The Central Bank of Nigeria (CBN) has announced the commencement of license issuance for financial institutions that want to offer payment services to the public. This is part of the apex bank’s moves to improve financial inclusion and create efficient payments systems.
The announcement was made on Tuesday, August 3, by Director of Payments System Management, Musa I. Jimoh, who mentioned that all companies who are interested in offering payment switching and issuing services, as well as mobile money solutions, will now be required to set up a Payment Service Holding Company.
What is a Payment Service Holding Company?
According to Section 2.0 of the Guidelines for Licensing and Regulation of Payments Service Holding Companies in Nigeria, they are holding companies whose principal objectives are to manage equity investments of two or more companies that are payment service providers dealing in any two of mobile money operations, switching and processing, or payment solution services.
A point to note is that all PSHCs are non-operational and will only manage investments in either of these services. This means that PSHC licenses don’t endow companies with the authority to handle the day-to-day operations of any of the approved activities, the holding companies can only manage investments or create subsidiaries that will directly engage in those activities.
In fact, S.5.1 states that “the activities of the PSHC shall be restricted to the holding of equities in financial and technological subsidiaries that facilitate and/or enhance innovative digital financial services.” The Guidelines also list out other activities including human resources management, risk management, and ICT which PSHCs can engage in provided they get prior written approval from CBN.
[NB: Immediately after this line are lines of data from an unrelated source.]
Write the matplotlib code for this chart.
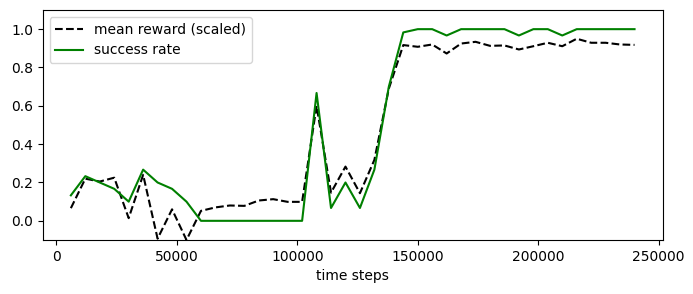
import numpy as np
import matplotlib
matplotlib.use('Agg')
import matplotlib.pyplot as plt

steps = np.arange(6000, 240001, 6000)

mean_reward = [0.066, 0.22, 0.205, 0.225, 0.014, 0.24, -0.093, 0.06, -0.1, 0.052,
               0.07, 0.08, 0.078, 0.106, 0.113, 0.099, 0.099, 0.6, 0.147, 0.283,
               0.144, 0.318, 0.69, 0.917, 0.908, 0.92, 0.873, 0.925, 0.934, 0.913,
               0.915, 0.894, 0.911, 0.929, 0.911, 0.95, 0.929, 0.929, 0.92, 0.918]

success_rate = [0.133, 0.233, 0.2, 0.167, 0.1, 0.267, 0.2, 0.167, 0.1, 0.0,
                0.0, 0.0, 0.0, 0.0, 0.0, 0.0, 0.0, 0.667, 0.067, 0.2,
                0.067, 0.267, 0.7, 0.983, 1.0, 1.0, 0.967, 1.0, 1.0, 1.0,
                1.0, 0.967, 1.0, 1.0, 0.967, 1.0, 1.0, 1.0, 1.0, 1.0]

fig = plt.figure(figsize=(6.93, 2.94), dpi=100)
ax = fig.add_axes([0.0616, 0.1837, 0.8947, 0.7823])
ax.plot(steps, mean_reward, 'k--', label='mean reward (scaled)')
ax.plot(steps, success_rate, 'g-', label='success rate')
ax.set_ylim(-0.1, 1.1)
ax.set_xlabel('time steps')
ax.legend(loc='upper left')
fig.savefig('out.png', dpi=100)
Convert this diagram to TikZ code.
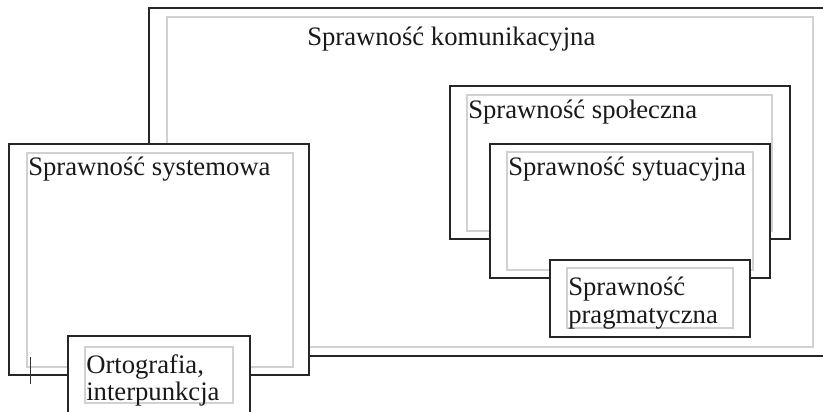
\documentclass[tikz,border=0pt]{standalone}
\usepackage{fontspec}
\setmainfont{Liberation Serif}
\begin{document}
\begin{tikzpicture}[x=0.75pt, y=-0.75pt,
	frame/.style={draw=black!85, line width=1.5pt, fill=white},
	inframe/.style={draw=black!18, line width=0.8pt},
	lbl/.style={inner sep=0pt, font=\fontsize{20}{20.5}\selectfont, text=black!90, align=left}]
	\useasboundingbox (0,0) rectangle (823,411);
	\clip (0,0) rectangle (823,411);
	% outer box
	\draw[frame] (149,8) rectangle (834,356);
	\draw[inframe] (167,17) rectangle (813,347);
	\node[lbl, anchor=base west] (kom) at (307,45) {Sprawność komunikacyjna};
	% right group
	\draw[frame] (450,86) rectangle (790,239);
	\draw[inframe] (467,95) rectangle (772,231);
	\node[lbl, anchor=base west] (spo) at (468,118) {Sprawność społeczna};
	\draw[frame] (490,144) rectangle (770,278);
	\draw[inframe] (507,152) rectangle (753,270);
	\node[lbl, anchor=base west] (syt) at (508,175) {Sprawność sytuacyjna};
	\draw[frame] (550,260) rectangle (750,337);
	\draw[inframe] (567,268) rectangle (733,328);
	\node[lbl, anchor=north west] (pra) at (568,277) {Sprawność\\pragmatyczna};
	% left group
	\draw[frame] (9,144) rectangle (309,375);
	\draw[inframe] (27,153) rectangle (293,367);
	\node[lbl, anchor=base west] (sys) at (28,175) {Sprawność systemowa};
	\draw[frame] (68,336) rectangle (250,425);
	\draw[inframe] (85,347) rectangle (233,403);
	\node[lbl, anchor=north west] (ort) at (86,354) {Ortografia,\\interpunkcja};
	\draw[black!80, line width=0.75pt] (30,357) -- (30,384);
\end{tikzpicture}
\end{document}
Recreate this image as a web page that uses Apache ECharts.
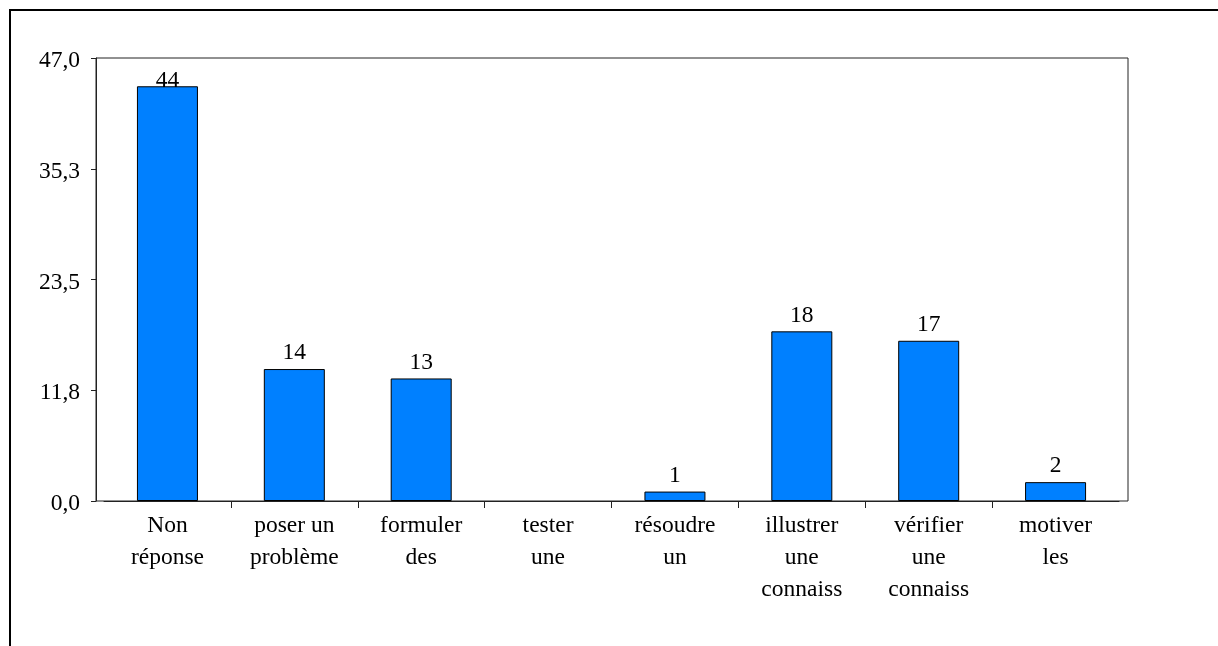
<!DOCTYPE html>
<html>
<head>
<meta charset="utf-8">
<script src="https://cdn.jsdelivr.net/npm/echarts@6/dist/echarts.min.js"></script>
<style>
html,body{margin:0;padding:0;background:#fff;}
#chart{width:1218px;height:646px;}
</style>
</head>
<body>
<div id="chart"></div>
<script>
// ---- data ----
const categories = ['Non\nréponse', 'poser un\nproblème', 'formuler\ndes', 'tester\nune', 'résoudre\nun', 'illustrer\nune\nconnaiss', 'vérifier\nune\nconnaiss', 'motiver\nles'];
const values = [44, 14, 13, 0, 1, 18, 17, 2];
const yMin = 0;
const yMax = 47;
const yInterval = 11.75;

const FONT = 'Liberation Serif';
const chart = echarts.init(document.getElementById('chart'), null, {renderer: 'canvas'});

const seriesData = values.map(v => {
  if (v === 0) return {value: v, itemStyle: {borderWidth: 0, color: 'rgba(0,0,0,0)'}};
  if (v / yMax > 0.85) return {value: v, label: {offset: [0, 11]}};
  return v;
});

const tickPositions = [];
for (let i = 1; i < categories.length; i++) tickPositions.push(i);

chart.setOption({
  backgroundColor: '#ffffff',
  animation: false,
  textStyle: {fontFamily: FONT},
  graphic: [
    {type: 'rect', shape: {x: 10, y: 10, width: 1300, height: 800}, style: {fill: 'none', stroke: '#000', lineWidth: 2}, z: 0, silent: true},
    {type: 'rect', shape: {x: 96, y: 58, width: 1032, height: 443}, style: {fill: 'none', stroke: '#222', lineWidth: 1}, z: 1, silent: true}
  ],
  grid: [
    {left: 96, right: 90, top: 58, bottom: 145, containLabel: false},
    {left: 104, right: 99, top: 58, bottom: 145, containLabel: false}
  ],
  xAxis: [{
    gridIndex: 1,
    type: 'category',
    data: categories,
    axisLine: {show: true, lineStyle: {color: '#222', width: 1}},
    axisTick: {show: false},
    axisLabel: {
      color: '#000', fontFamily: FONT, fontSize: 23.5, lineHeight: 32, margin: 9, interval: 0
    },
    splitLine: {show: false}
  }, {
    gridIndex: 1,
    type: 'value',
    position: 'bottom',
    min: 0,
    max: categories.length,
    interval: 1,
    axisLine: {show: false},
    axisLabel: {show: false},
    splitLine: {show: false},
    axisTick: {show: true, length: 7, inside: false, customValues: tickPositions, lineStyle: {color: '#222', width: 1}}
  }, {
    gridIndex: 0,
    type: 'value',
    show: false
  }],
  yAxis: [{
    gridIndex: 0,
    type: 'value',
    min: yMin,
    max: yMax,
    interval: yInterval,
    axisLine: {show: true, lineStyle: {color: '#222', width: 1}},
    axisTick: {show: true, length: 5, inside: false, lineStyle: {color: '#222'}},
    axisLabel: {
      color: '#000', fontFamily: FONT, fontSize: 23.5, margin: 16,
      formatter: v => '{a|' + v.toFixed(1).replace('.', ',') + '}',
      rich: {a: {fontFamily: FONT, fontSize: 23.5, color: '#000', lineHeight: 24, padding: [6, 0, 0, 0]}}
    },
    splitLine: {show: false}
  }, {
    gridIndex: 1,
    type: 'value',
    min: yMin,
    max: yMax,
    interval: yInterval,
    show: false
  }],
  series: [{
    type: 'bar',
    xAxisIndex: 0,
    yAxisIndex: 1,
    data: seriesData,
    barWidth: 61,
    itemStyle: {color: '#0080ff', borderColor: '#000', borderWidth: 1},
    label: {
      show: true, position: 'top', distance: 4, color: '#000',
      fontFamily: FONT, fontSize: 23.5,
      formatter: p => (p.value === 0 ? '' : String(p.value))
    }
  }]
});
</script>
</body>
</html>
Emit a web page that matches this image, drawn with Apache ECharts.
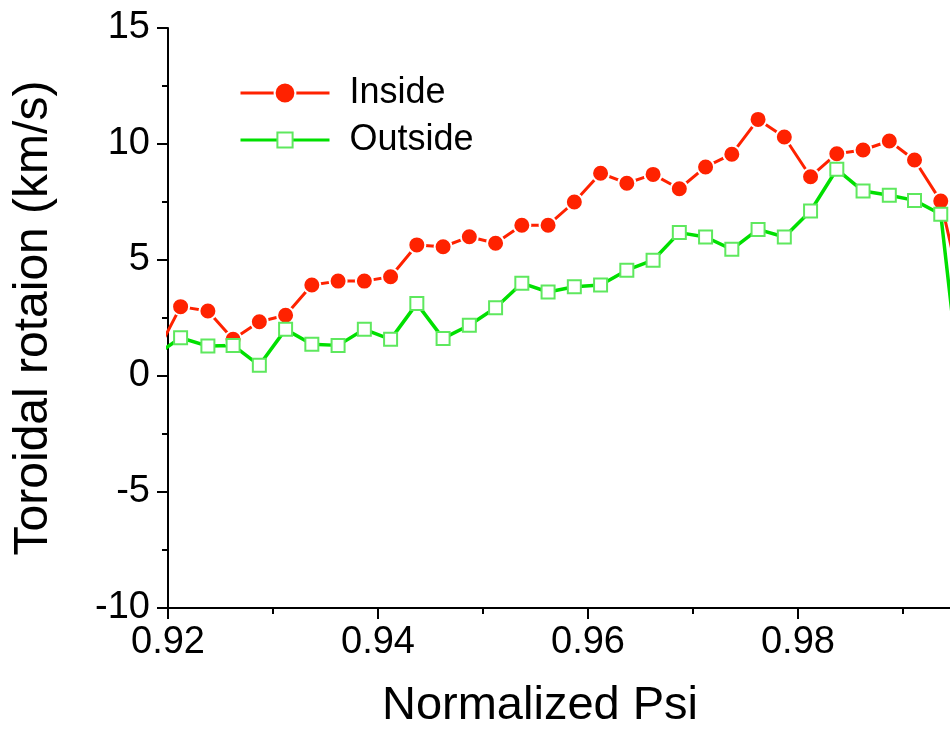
<!DOCTYPE html>
<html>
<head>
<meta charset="utf-8">
<script src="https://cdn.jsdelivr.net/npm/echarts@6/dist/echarts.min.js"></script>
<style>
  html, body { margin: 0; padding: 0; background: #fff; }
  #chart { width: 950px; height: 735px; }
</style>
</head>
<body>
<div id="chart"></div>
<script>
// normalized psi of each measurement (first and last lie outside the visible range)
const psi = [0.9188, 0.9212, 0.9238, 0.9262, 0.9287, 0.9312, 0.9337, 0.9362, 0.9387, 0.9412,
  0.9437, 0.9462, 0.9487, 0.9512, 0.9537, 0.9562, 0.9587, 0.9612, 0.9637, 0.9662,
  0.9687, 0.9712, 0.9737, 0.9762, 0.9787, 0.9812, 0.9837, 0.9862, 0.9887, 0.9911,
  0.9936, 0.9961];

const inside = [0.9, 2.99, 2.80, 1.58, 2.34, 2.62, 3.92, 4.09, 4.09, 4.28,
  5.65, 5.57, 6.00, 5.72, 6.50, 6.50, 7.50, 8.74, 8.31, 8.69,
  8.07, 9.01, 9.56, 11.06, 10.30, 8.59, 9.58, 9.74, 10.13, 9.31,
  7.54, 2.6];

const outside = [0.9, 1.65, 1.29, 1.32, 0.46, 2.01, 1.37, 1.32, 2.01, 1.58,
  3.12, 1.62, 2.19, 2.94, 4.00, 3.62, 3.85, 3.92, 4.56, 4.99,
  6.18, 5.99, 5.46, 6.32, 5.99, 7.11, 8.91, 7.97, 7.79, 7.57,
  6.97, -3.0];

const majorTicks = [0.92, 0.94, 0.96, 0.98];
const minorTicks = [0.93, 0.95, 0.97, 0.99];

const seriesNames = ['Inside', 'Outside'];

const font = '"Liberation Sans", Arial, sans-serif';
const red = '#ff2200';
const green = '#00e000';

const chart = echarts.init(document.getElementById('chart'));

function pairs(ys) {
  return psi.map((x, i) => [x, ys[i]]);
}

// one legend per series so each marker gets its own size
function legendFor(name, top, iconHeight) {
  return {
    left: 234,
    top: top,
    itemWidth: 89,
    itemHeight: iconHeight,
    lineStyle: { width: 3 },
    textStyle: { fontFamily: font, fontSize: 36, color: '#000', padding: [0, 0, 0, 15] },
    data: [name]
  };
}

chart.setOption({
  animation: false,
  // the original picture is cropped, so the plot runs right to the edge
  grid: { left: 168, right: 0, top: 28, bottom: 127 },
  legend: [
    legendFor(seriesNames[0], 70, 26),
    legendFor(seriesNames[1], 117, 19)
  ],
  xAxis: [
    {
      type: 'value',
      min: 0.92,
      max: 0.99448,
      name: 'Normalized Psi',
      nameLocation: 'middle',
      nameGap: 75,
      nameTextStyle: { fontFamily: font, fontSize: 47, color: '#000', padding: [0, 38, 0, 0] },
      axisLine: { show: true, onZero: false, lineStyle: { color: '#000', width: 2 } },
      axisTick: {
        show: true, inside: false, length: 11, customValues: majorTicks,
        lineStyle: { color: '#000', width: 2 }
      },
      axisLabel: {
        margin: 16,
        fontFamily: font,
        fontSize: 38,
        color: '#000',
        customValues: majorTicks,
        formatter: v => v.toFixed(2)
      },
      splitLine: { show: false }
    },
    {
      // minor ticks only
      type: 'value',
      position: 'bottom',
      min: 0.92,
      max: 0.99448,
      axisLine: { show: false, onZero: false },
      axisTick: {
        show: true, inside: false, length: 6, customValues: minorTicks,
        lineStyle: { color: '#000', width: 2 }
      },
      axisLabel: { show: false },
      splitLine: { show: false }
    }
  ],
  yAxis: {
    type: 'value',
    min: -10,
    max: 15,
    interval: 5,
    name: 'Toroidal rotaion (km/s)',
    nameLocation: 'middle',
    nameGap: 110,
    nameTextStyle: { fontFamily: font, fontSize: 48, color: '#000' },
    axisLine: { show: true, onZero: false, lineStyle: { color: '#000', width: 2 } },
    axisTick: { show: true, inside: false, length: 11, lineStyle: { color: '#000', width: 2 } },
    minorTick: { show: true, splitNumber: 2, length: 6, lineStyle: { color: '#000', width: 2 } },
    axisLabel: { margin: 18, fontFamily: font, fontSize: 38, color: '#000' },
    splitLine: { show: false }
  },
  series: [
    {
      name: seriesNames[0],
      type: 'line',
      xAxisIndex: 0,
      data: pairs(inside),
      clip: true,
      symbol: 'circle',
      symbolSize: 17,
      showAllSymbol: true,
      lineStyle: { color: red, width: 3 },
      itemStyle: { color: red, borderColor: '#fff', borderWidth: 2 }
    },
    {
      name: seriesNames[1],
      type: 'line',
      xAxisIndex: 0,
      data: pairs(outside),
      clip: true,
      symbol: 'rect',
      symbolSize: 13,
      showAllSymbol: true,
      lineStyle: { color: green, width: 3.5 },
      itemStyle: { color: '#fff', borderColor: '#5ee85e', borderWidth: 2 }
    }
  ]
});
</script>
</body>
</html>
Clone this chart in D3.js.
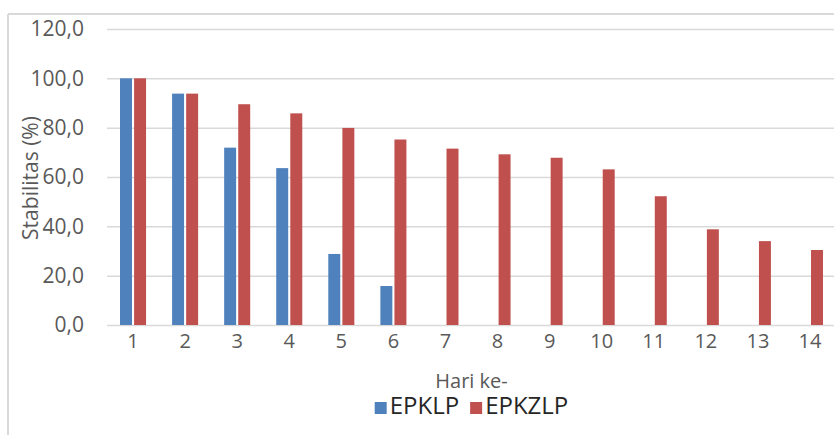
<!DOCTYPE html>
<html>
<head>
<meta charset="utf-8">
<script src="https://cdn.jsdelivr.net/npm/d3@7"></script>
<style>
  html, body { margin: 0; padding: 0; background: #fff; }
  svg { display: block; }
  text { font-family: "Open Sans", Lato, sans-serif; }
</style>
</head>
<body>
<svg id="chart" width="834" height="435"></svg>
<script>
// Stability (%) per day for the two formulations
const days = ["1","2","3","4","5","6","7","8","9","10","11","12","13","14"];
const seriesNames = ["EPKLP", "EPKZLP"];
const epklp  = [100.0, 93.8, 71.9, 63.6, 28.8, 15.8, null, null, null, null, null, null, null, null];
const epkzlp = [100.0, 93.8, 89.5, 85.8, 79.9, 75.2, 71.5, 69.2, 67.8, 63.1, 52.2, 38.8, 34.0, 30.4];
const yTicks = [0, 20, 40, 60, 80, 100, 120];
const colors = ["#4f81bd", "#c0504d"];

const svg = d3.select("#chart");
const W = 834, H = 435;
const plot = { left: 107, right: 836, top: 29, bottom: 325 };

// chart frame (left and top edges visible)
svg.append("line").attr("x1", 8).attr("x2", 8).attr("y1", 14).attr("y2", H)
  .attr("stroke", "#d9d9d9").attr("stroke-width", 2);
svg.append("line").attr("x1", 8).attr("x2", W).attr("y1", 14).attr("y2", 14)
  .attr("stroke", "#d9d9d9").attr("stroke-width", 2);

const x = d3.scaleBand().domain(days).range([plot.left, plot.right])
  .paddingInner(0.5).paddingOuter(0.25);
const xs = d3.scaleBand().domain(seriesNames).range([0, x.bandwidth()]).paddingInner(0.15);
const y = d3.scaleLinear().domain([0, 120]).range([plot.bottom, plot.top]);

const fmt = v => d3.format(".1f")(v).replace(".", ",");

// gridlines + y labels
const yAxis = d3.axisLeft(y).tickValues(yTicks).tickFormat(fmt)
  .tickSize(-(plot.right - plot.left)).tickPadding(23);
const gy = svg.append("g").attr("transform", `translate(${plot.left},0)`).call(yAxis);
gy.select(".domain").remove();
gy.selectAll(".tick line").attr("stroke", "#d9d9d9").attr("stroke-width", 1.5);
gy.selectAll(".tick text").attr("fill", "#595959").style("font-size", "21px");

// x labels
const xAxis = d3.axisBottom(x).tickSize(0).tickPadding(9);
const gx = svg.append("g").attr("transform", `translate(0,${plot.bottom})`).call(xAxis);
gx.select(".domain").remove();
gx.selectAll(".tick text").attr("fill", "#595959").style("font-size", "20px");

// bars
const series = [epklp, epkzlp];
series.forEach((vals, si) => {
  svg.append("g").selectAll("rect")
    .data(days.map((d, i) => ({ day: d, v: vals[i] })).filter(d => d.v != null))
    .join("rect")
    .attr("x", d => x(d.day) + xs(seriesNames[si]))
    .attr("width", xs.bandwidth())
    .attr("y", d => y(d.v))
    .attr("height", d => y(0) - y(d.v))
    .attr("fill", colors[si]);
});

// axis titles
svg.append("text")
  .attr("transform", `translate(32,178) rotate(-90)`)
  .attr("text-anchor", "middle").attr("dominant-baseline", "middle")
  .attr("fill", "#595959").style("font-size", "21px")
  .text("Stabilitas (%)");

const cx = (plot.left + plot.right) / 2;
svg.append("text")
  .attr("x", cx).attr("y", 383)
  .attr("text-anchor", "middle").attr("dominant-baseline", "middle")
  .attr("fill", "#595959").style("font-size", "20px")
  .text("Hari ke-");

// legend
const legend = svg.append("g");
const items = legend.selectAll("g").data(seriesNames).join("g");
items.append("rect").attr("width", 12).attr("height", 12).attr("y", -6)
  .attr("fill", (d, i) => colors[i]);
items.append("text").attr("x", 15).attr("dominant-baseline", "middle")
  .attr("fill", "#262626").style("font-size", "24px").text(d => d);
let off = 0;
items.each(function() {
  d3.select(this).attr("transform", `translate(${off},0)`);
  off += this.getBBox().width + 11;
});
off -= 11;
legend.attr("transform", `translate(${cx - off / 2},408)`);
</script>
</body>
</html>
A new hurdle for financial institutions
Earlier in July, CBN issued new directives for Payment Service Banks and Mobile Money Operators, ordering operators of the latter to standardize their operations and infrastructure. These directives were aimed at ensuring MMOs and PSBs could access underbanked rural and peri-urban communities, and provide them with working financial solutions.
There are a few hurdles that some of them will have to cross with the previous guidelines including provisions for information dissemination, and reach of activities. These new guidelines present a new hurdle that some of the institutions will have to face.
Any financial institution, including banks and fintechs, that offer at least two of the three categories listed in the Guidelines i.e mobile money services, switching and processing, and payment solution services, will have to set up a Payment Service Holding Company.
Banks that offer payment switching and processing services as part of their banking operations, will be required to adhere to the guidelines and delineate their processes.
This, according to the CBN, will help create clear distinctions between the activities of each institution, and provide the apex bank with sufficient regulatory oversight.
What it will take to set up a PSHC
For the budgetary aspect, a non-refundable application fee of ₦1,000,000 ($2,439) and a non fee of ₦5,000,000 ($12,121).
On more technical terms, institutions looking to apply for PSHC licenses must traipse two stages: submitting an application for an Approval-in-Principle, and applying for a final license.